> [PROBLEM TO WORK ON] Retype the lines beneath this one, from the first through the line containing "0, 1, 2, 3, 4];". Pictures are left out.

> [Records with drawing code]
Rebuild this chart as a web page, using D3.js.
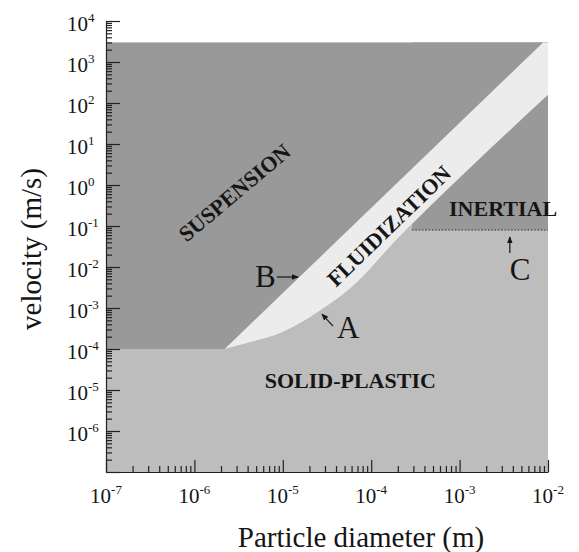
<!DOCTYPE html>
<html>
<head>
<meta charset="utf-8">
<script src="https://cdn.jsdelivr.net/npm/d3@7"></script>
<style>
  body { margin: 0; background: #fff; }
  text { font-family: "Liberation Serif", "Times New Roman", serif; fill: #151515; }
</style>
</head>
<body>
<script>
// axis ranges (m, m/s)
var xDomain = [1e-7, 1e-2];
var yDomain = [1e-7, 1e4];
var xTickExp = [-7, -6, -5, -4, -3, -2];
var yTickExp = [-6, -5, -4, -3, -2, -1, 0, 1, 2, 3, 4];

// regime map boundaries
var mapTop = 3e3;          // top of the shaded map
var plasticLimit = 1e-4;   // suspension / solid-plastic boundary on the left
var bandUpper = [[2.2e-6, 1e-4], [8.8e-3, 3e3]];   // line B
var bandLower = [[2.2e-6, 1e-4], [4e-6, 1.4e-4], [1e-5, 2.6e-4], [2.5e-5, 8e-4],
                 [6e-5, 3.2e-3], [2e-4, 5e-2], [1e-3, 1.5], [1e-2, 1.6e2]];  // curve A
var inertialD = [2.9e-4, 1e-2];
var inertialV = 0.08;      // line C

// region labels [text, d, v, angle]
var regionLabels = [
  ["SUSPENSION", 2.84e-6, 0.65, -40],
  ["FLUIDIZATION", 1.59e-4, 0.1, -44],
  ["INERTIAL", 3.1e-3, 0.175, 0],
  ["SOLID-PLASTIC", 5.8e-5, 1.12e-5, 0]
];
// letter labels and their arrows
var letters = [["B", 4.85e-6, 3.25e-3], ["A", 4.1e-5, 1.85e-4], ["C", 3.7e-3, 4.8e-3]];
var arrows = [
  [[8.6e-6, 5.7e-3], [1.49e-5, 5.7e-3]],
  [[3.7e-5, 3.6e-4], [2.77e-5, 7.1e-4]],
  [[3.7e-3, 2.2e-2], [3.7e-3, 5.4e-2]]
];

var width = 579, height = 552;

var svg = d3.select("body").append("svg")
  .attr("width", width)
  .attr("height", height);

var x = d3.scaleLog().domain(xDomain).range([106, 548]);
var y = d3.scaleLog().domain(yDomain).range([472, 21]);

var defs = svg.append("defs");
defs.append("marker")
  .attr("id", "head")
  .attr("viewBox", "0 0 10 10")
  .attr("refX", 9).attr("refY", 5)
  .attr("markerWidth", 7).attr("markerHeight", 7)
  .attr("markerUnits", "userSpaceOnUse")
  .attr("orient", "auto")
  .append("path")
  .attr("d", "M0,1 L10,5 L0,9 Z")
  .attr("fill", "#151515");

var dark = "#999999", mid = "#bdbdbd", light = "#ececec";

var px = function(p) { return [x(p[0]), y(p[1])]; };

// suspension (whole map)
svg.append("rect")
  .attr("x", x(xDomain[0]))
  .attr("y", y(mapTop))
  .attr("width", x(xDomain[1]) - x(xDomain[0]))
  .attr("height", y(yDomain[0]) - y(mapTop))
  .attr("fill", dark);

// solid-plastic
var lowerPx = bandLower.map(px);
var curve = d3.line().curve(d3.curveMonotoneX);
var lowerPath = curve(lowerPx);
svg.append("path")
  .attr("d", "M" + x(xDomain[0]) + "," + y(plasticLimit) + "L" + lowerPath.slice(1) +
    "L" + x(xDomain[1]) + "," + y(yDomain[0]) + "L" + x(xDomain[0]) + "," + y(yDomain[0]) + "Z")
  .attr("fill", mid);

// inertial
svg.append("rect")
  .attr("x", x(inertialD[0]))
  .attr("y", y(mapTop))
  .attr("width", x(inertialD[1]) - x(inertialD[0]))
  .attr("height", y(inertialV) - y(mapTop))
  .attr("fill", dark);

// fluidization band
var upperPx = bandUpper.map(px);
var lowerRev = d3.line().curve(d3.curveMonotoneX)(lowerPx.slice().reverse());
svg.append("path")
  .attr("d", "M" + upperPx[0] + "L" + upperPx[1] + "L" + x(xDomain[1]) + "," + y(mapTop) +
    "L" + lowerRev.slice(1) + "Z")
  .attr("fill", light);

// dotted line C
svg.append("line")
  .attr("x1", x(inertialD[0])).attr("x2", x(inertialD[1]))
  .attr("y1", y(inertialV)).attr("y2", y(inertialV))
  .attr("stroke", "#555").attr("stroke-width", 1.5)
  .attr("stroke-dasharray", "1.5,1.8");

// axes
function minorTicks(lo, hi) {
  var t = [];
  for (var e = lo; e < hi; e++)
    for (var m = 2; m <= 9; m++) t.push(m * Math.pow(10, e));
  return t;
}

var xAxis = svg.append("g").attr("transform", "translate(0,472)");
xAxis.call(d3.axisBottom(x).tickValues(xTickExp.map(function(e) { return Math.pow(10, e); }))
  .tickSizeInner(-12).tickSizeOuter(0).tickFormat(""));
xAxis.append("g").call(d3.axisBottom(x).tickValues(minorTicks(-7, -2))
  .tickSizeInner(-6).tickSizeOuter(0).tickFormat(""))
  .select(".domain").remove();

var yAxis = svg.append("g").attr("transform", "translate(106,0)");
yAxis.call(d3.axisLeft(y).tickValues(d3.range(-7, 5).map(function(e) { return Math.pow(10, e); }))
  .tickSizeInner(-14).tickSizeOuter(0).tickFormat(""));
yAxis.append("g").call(d3.axisLeft(y).tickValues(minorTicks(-7, 4))
  .tickSizeInner(-6).tickSizeOuter(0).tickFormat(""))
  .select(".domain").remove();

svg.selectAll(".domain, .tick line").attr("stroke", "#222").attr("stroke-width", 1.2);

// tick labels
xTickExp.forEach(function(e) {
  var t = svg.append("text")
    .attr("x", x(Math.pow(10, e)))
    .attr("y", 503)
    .attr("text-anchor", "middle")
    .attr("font-size", 21);
  t.append("tspan").text("10");
  t.append("tspan").attr("dy", -9).attr("font-size", 13).text(e);
});
yTickExp.forEach(function(e) {
  var t = svg.append("text")
    .attr("x", 67)
    .attr("y", y(Math.pow(10, e)) + 10)
    .attr("font-size", 21);
  t.append("tspan").text("10");
  t.append("tspan").attr("dy", -9).attr("font-size", 13).text(e);
});

// axis titles
svg.append("text")
  .attr("x", 361).attr("y", 547)
  .attr("text-anchor", "middle")
  .attr("font-size", 29)
  .text("Particle diameter (m)");
svg.append("text")
  .attr("transform", "translate(41,249) rotate(-90)")
  .attr("text-anchor", "middle")
  .attr("font-size", 29)
  .text("velocity (m/s)");

// region labels
regionLabels.forEach(function(r) {
  var t = svg.append("text")
    .attr("transform", "translate(" + x(r[1]) + "," + y(r[2]) + ") rotate(" + r[3] + ")")
    .attr("text-anchor", "middle")
    .attr("font-weight", "bold")
    .attr("font-size", 22)
    .text(r[0]);
  if (r[3] !== 0) t.attr("dominant-baseline", "central");
});

letters.forEach(function(l) {
  svg.append("text")
    .attr("x", x(l[1])).attr("y", y(l[2]))
    .attr("font-size", 31)
    .text(l[0]);
});

arrows.forEach(function(a) {
  svg.append("line")
    .attr("x1", x(a[0][0])).attr("y1", y(a[0][1]))
    .attr("x2", x(a[1][0])).attr("y2", y(a[1][1]))
    .attr("stroke", "#151515").attr("stroke-width", 1.2)
    .attr("marker-end", "url(#head)");
});
</script>
</body>
</html>
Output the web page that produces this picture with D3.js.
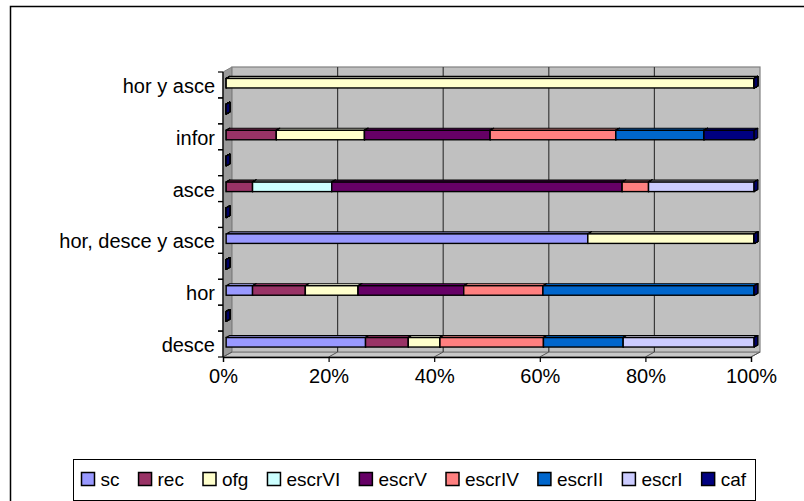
<!DOCTYPE html>
<html>
<head>
<meta charset="utf-8">
<script src="https://cdn.jsdelivr.net/npm/d3@7"></script>
<style>
  html, body { margin: 0; padding: 0; background: #fff; }
  svg { display: block; font-family: "Liberation Sans", Arial, sans-serif; }
</style>
</head>
<body>
<svg id="chart" width="804" height="501"></svg>
<script>
// Categories, bottom to top (blank rows sit between the labelled ones)
const categories = ["desce", "", "hor", "", "hor, desce y asce", "", "asce", "", "infor", "", "hor y asce"];

// Series (percent of each row)
const seriesNames = ["sc", "rec", "ofg", "escrVI", "escrV", "escrIV", "escrII", "escrI", "caf"];
const seriesColors = ["#9999FF", "#993366", "#FFFFCC", "#CCFFFF", "#660066", "#FF8080", "#0066CC", "#CCCCFF", "#000080"];

const sc     = [26.4, 0,  5, 0, 68.5, 0,  0, 0,  0,   0,   0];
const rec    = [ 8.1, 0, 10, 0,  0,   0,  5, 0,  9.5, 0,   0];
const ofg    = [ 6.0, 0, 10, 0, 31.5, 0,  0, 0, 16.7, 0, 100];
const escrVI = [ 0,   0,  0, 0,  0,   0, 15, 0,  0,   0,   0];
const escrV  = [ 0,   0, 20, 0,  0,   0, 55, 0, 23.8, 0,   0];
const escrIV = [19.6, 0, 15, 0,  0,   0,  5, 0, 23.8, 0,   0];
const escrII = [15.1, 0, 40, 0,  0,   0,  0, 0, 16.7, 0,   0];
const escrI  = [24.8, 0,  0, 0,  0,   0, 20, 0,  0,   0,   0];
const caf    = [ 0,   0,  0, 0,  0,   0,  0, 0,  9.5, 0,   0];

const xTicks = [0, 0.2, 0.4, 0.6, 0.8, 1];

const seriesValues = [sc, rec, ofg, escrVI, escrV, escrIV, escrII, escrI, caf];

const rows = categories.map((c, i) => {
  const r = { key: i };
  seriesNames.forEach((s, k) => { r[s] = seriesValues[k][i]; });
  return r;
});

const stacked = d3.stack()
  .keys(seriesNames)
  .offset(d3.stackOffsetExpand)(rows);

const svg = d3.select("#chart");

// Outer chart frame
svg.append("rect")
  .attr("x", 10.5).attr("y", 6.5)
  .attr("width", 820).attr("height", 520)
  .attr("fill", "#fff").attr("stroke", "#000").attr("stroke-width", 1.5);

// Plot geometry (front plane) and depth offset
const plotLeft = 223, plotRight = 751, plotTop = 72, plotBottom = 357;
const depth = { x: 9, y: -5 };

const x = d3.scaleLinear().domain([0, 1]).range([plotLeft, plotRight]);
const y = d3.scaleBand()
  .domain(d3.range(categories.length))
  .range([plotBottom, plotTop])
  .padding(0);

const g = svg.append("g");

// Side wall
g.append("polygon")
  .attr("points", [[plotLeft, plotTop], [plotLeft + depth.x, plotTop + depth.y], [plotLeft + depth.x, plotBottom + depth.y], [plotLeft, plotBottom]].join(" "))
  .attr("fill", "#9a9a9a").attr("stroke", "#808080").attr("stroke-width", 1);

// Floor
g.append("polygon")
  .attr("points", [[plotLeft, plotBottom], [plotLeft + depth.x, plotBottom + depth.y], [plotRight + depth.x, plotBottom + depth.y], [plotRight, plotBottom]].join(" "))
  .attr("fill", "#c8c8c8").attr("stroke", "#808080").attr("stroke-width", 1);

// Back wall
g.append("rect")
  .attr("x", plotLeft + depth.x).attr("y", plotTop + depth.y)
  .attr("width", plotRight - plotLeft).attr("height", plotBottom - plotTop)
  .attr("fill", "#c0c0c0").attr("stroke", "#808080").attr("stroke-width", 1.2);

// Gridlines on the back wall and the floor
xTicks.filter(t => t > 0 && t < 1).forEach(t => {
  g.append("line")
    .attr("x1", x(t) + depth.x).attr("x2", x(t) + depth.x)
    .attr("y1", plotTop + depth.y).attr("y2", plotBottom + depth.y)
    .attr("stroke", "#3a3a3a").attr("stroke-width", 1.2);
});
xTicks.forEach(t => {
  g.append("line")
    .attr("x1", x(t)).attr("y1", plotBottom)
    .attr("x2", x(t) + depth.x).attr("y2", plotBottom + depth.y)
    .attr("stroke", "#555").attr("stroke-width", 1);
});

// Bars: front face, top face and end face for each stacked segment
const f1 = 0.35, f2 = 0.75;
const fx = depth.x * f1, fy = depth.y * f1;
const bx = depth.x * (f2 - f1), by = depth.y * (f2 - f1);
const barH = 9.5;

const bars = g.append("g");
categories.forEach((c, i) => {
  const yc = y(i) + y.bandwidth() / 2 + fy;
  const y0 = yc - barH / 2, y1 = yc + barH / 2;
  stacked.forEach((layer, k) => {
    const d = layer[i];
    const xa = x(d[0]) + fx, xb = x(d[1]) + fx;
    const col = d3.color(seriesColors[k]);
    // top face
    bars.append("polygon")
      .attr("points", [[xa, y0], [xa + bx, y0 + by], [xb + bx, y0 + by], [xb, y0]].join(" "))
      .attr("fill", col.brighter(0.35)).attr("stroke", "#000").attr("stroke-width", 1.2)
      .attr("stroke-linejoin", "round");
    // front face
    bars.append("rect")
      .attr("x", xa).attr("y", y0)
      .attr("width", xb - xa).attr("height", y1 - y0)
      .attr("fill", col).attr("stroke", "#000").attr("stroke-width", 1.4);
    // end face
    bars.append("polygon")
      .attr("points", [[xb, y0], [xb + bx, y0 + by], [xb + bx, y1 + by], [xb, y1]].join(" "))
      .attr("fill", col.darker(0.6)).attr("stroke", "#000").attr("stroke-width", 1.2)
      .attr("stroke-linejoin", "round");
  });
});

// Category axis
g.append("line")
  .attr("x1", plotLeft).attr("x2", plotLeft)
  .attr("y1", plotTop).attr("y2", plotBottom)
  .attr("stroke", "#000").attr("stroke-width", 1.3);
categories.forEach((c, i) => {
  [y(i), y(i) + y.bandwidth()].forEach(v => {
    g.append("line")
      .attr("x1", plotLeft - 5).attr("x2", plotLeft)
      .attr("y1", v).attr("y2", v)
      .attr("stroke", "#000").attr("stroke-width", 1.2);
  });
  if (c) {
    g.append("text")
      .attr("x", 215)
      .attr("y", y(i) + y.bandwidth() / 2 + 1)
      .attr("text-anchor", "end")
      .attr("dominant-baseline", "central")
      .attr("font-size", 20)
      .attr("fill", "#000")
      .text(c);
  }
});

// Value axis
const xAxis = d3.axisBottom(x)
  .tickValues(xTicks)
  .tickFormat(d3.format(".0%"))
  .tickSize(5)
  .tickPadding(7);
const ax = g.append("g")
  .attr("transform", `translate(0,${plotBottom})`)
  .call(xAxis);
ax.select(".domain").attr("stroke", "#000").attr("stroke-width", 1.3);
ax.selectAll(".tick line").attr("stroke", "#000").attr("stroke-width", 1.2);
ax.selectAll(".tick text")
  .attr("font-size", 20)
  .attr("font-family", "\"Liberation Sans\", Arial, sans-serif")
  .attr("fill", "#000");

// Legend
const legend = svg.append("g");
legend.append("rect")
  .attr("x", 73.5).attr("y", 459.5)
  .attr("width", 682).attr("height", 41)
  .attr("fill", "#fff").attr("stroke", "#000").attr("stroke-width", 1);

const items = legend.selectAll("g.item")
  .data(seriesNames)
  .enter().append("g").attr("class", "item");
items.append("rect")
  .attr("width", 13).attr("height", 13)
  .attr("y", 472.5)
  .attr("fill", (d, k) => seriesColors[k])
  .attr("stroke", "#000").attr("stroke-width", 1.5);
items.append("text")
  .attr("y", 479)
  .attr("x", 19)
  .attr("dominant-baseline", "central")
  .attr("font-size", 19)
  .attr("fill", "#000")
  .text(d => d);

// Spread items so they fill the legend box
const widths = [];
items.each(function () {
  widths.push(19 + d3.select(this).select("text").node().getComputedTextLength());
});
const startX = 81.5, endX = 746;
const gap = (endX - startX - d3.sum(widths)) / (widths.length - 1);
let cx = startX;
items.each(function (d, k) {
  d3.select(this).select("rect").attr("x", cx);
  d3.select(this).select("text").attr("x", cx + 19);
  cx += widths[k] + gap;
});
</script>
</body>
</html>
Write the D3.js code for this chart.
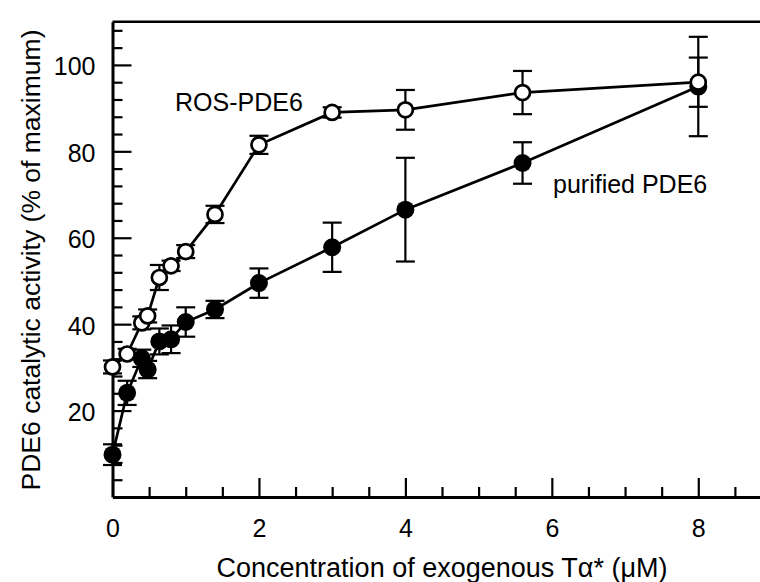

> [WRITTEN ANSWER]
Rebuild this chart as a web page, using D3.js.
<!DOCTYPE html>
<html>
<head>
<meta charset="utf-8">
<script src="https://cdn.jsdelivr.net/npm/d3@7"></script>
<style>
  body { margin: 0; background: #fff; }
  text { font-family: "Liberation Serif", "Times New Roman", serif; fill: #151515; }
</style>
</head>
<body>
<script>
// axis ranges (m, m/s)
var xDomain = [1e-7, 1e-2];
var yDomain = [1e-7, 1e4];
var xTickExp = [-7, -6, -5, -4, -3, -2];
var yTickExp = [-6, -5, -4, -3, -2, -1, 0, 1, 2, 3, 4];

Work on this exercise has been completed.